Thursday, February 23, 2017

The Big Stick (Part 1)


Things were very different here seven years ago. In 2010, the sunspots were finally starting to return after one of the more lengthy solar minimums. Our fledgling ham radio “club” boasted a record four members and we were planning to build a big club station. That year, after a bit of an unexpected windfall, I picked up a Mosley S-33 tribander. This 3-element 17/20/40m yagi was to be one of the main antennas for the club station, along with my venerable TH6DXX but, before we could even get started, everything changed. Our club evaporated when half the members (VE8DW and VE8NE) moved away and VE8GER retired, preferring to spend most of his time out of town. I had a snazzy portable ham shack that worked fine but dragging it up to our club site to operate was also starting to get old. The time was ripe for a new plan.

In 2012 the real estate market here collapsed and I ended up moving into a house that I had been renovating for resale. It had a fairly large lot and neighbours on all sides but it also had one feature that was unusual in these parts: there were no high-voltage power lines bordering the property. All the local utilities are above ground and most everywhere there are 2400V AC lines distributing power to transformers that step it down to 120/240V for residential use. For some reason, the high tension lines stopped up the street and only the lower voltage wires were extended to feed the last three houses on the block. As a ham, this meant two things. First, the background noise would be somewhat quieter, and second, I could put up a tower or two without having to stress about proximity to high voltage wires.


My (somewhat) ambitious plans from 2012.  The receiving antennas never worked well enough to keep them up but eventually everything else got done except the tower for the S-33.


It took me a while but eventually, in 2013, I put up a 64-foot DMX tower for my TH6DXX yagi. It was all I could manage at the time. I knew that for the S-33 to perform on 40 meters it would need a much larger tower so it remained stacked on the ground while I tried to figure out how to do that on my meager budget. For a 40m yagi you need at least a 70 foot tower and, although I had found the space to run guy wires for my other tower (a TH6 is a bit much for an un-guyed DMX tower), I knew that the only way to fit in a second tower of that height would be with one that was free-standing. This posed several huge challenges.

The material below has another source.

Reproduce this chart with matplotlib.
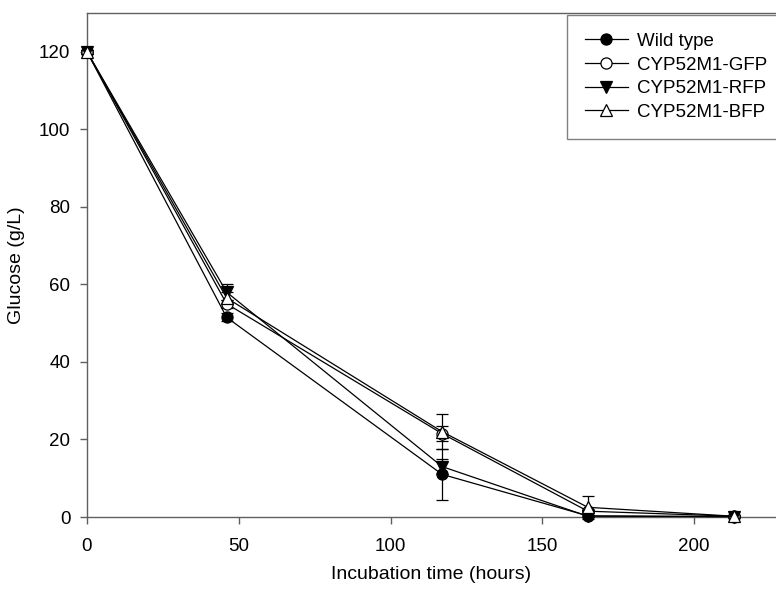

For starters, even though the S-33 is rather small for a 40m yagi, it is still a big chunk of aluminum. It weighs 100 pounds, has a 24-foot boom, and the elements are almost 50 feet each. It was going to require a substantial tower. My first inclination was a 72-foot Titan tower from Trylon. These are the ‘standard’ heavy-duty towers around here (made in Canada) but they start at about $3000 and go up from there depending on your wind loading requirements. As might be expected, they are also very heavy which means they are difficult to move, install, and ship. For a long time I also had my eye on an aluminum tower from Universal Manufacturing in Michigan. Much lighter and with a convenient tilt-over base, these looked attractive for a while when the US and Canadian dollar were at par but as the American dollar went up and up they rapidly became prohibitively expensive.

As anyone who has ever bought a tower knows, one of the other big expenses is shipping. Even knocked down and with the sections nested together, towers are bulky and heavy and shipping them all the way up here to the edge of the world costs twice as much as shipping them anywhere else in the country. No matter how hard I tried, I couldn’t find a way to get the shipping cost from the East (where all the towers come from) to the far North under $2000.

Then there is the issue of the foundation. Everything here is built on permafrost so a standard concrete foundation was out of the question. The constant freezing and thawing of the “active layer” would more than likely shift the concrete and we can’t have that. The simplest solution is to use steel pilings drilled into the permanently frozen subsoil. Once they’re frozen in below ground they usually don’t move and even if they do, it is vertical motion. There are several ways to ensure they don’t do that and almost everything up here is now built on “adfreeze piling” foundations despite their enormous cost. The price for suitable pipe can range between $800 to $3000 each, depending on the size and length. Add to that about $1000 per pipe for a drill rig to bore the hole, drop the pipe in, and backfill with a wet sand slurry to freeze it in place. Yikes! At one point I seriously considered buying a decrepit old bulldozer and just using that as a tower base…

Staring at a $10,000+ price tag to put the big Mosley in the air, suffice to say that it remained on the ground for a very long time. The XYL had no problem (more or less) with me putting up another tower but there was no way the money was going to come out of the family coffers. If I wanted to make it happen I was going to have to find a way to substantially lower the cost and I was going to have to raise the money “off the books”.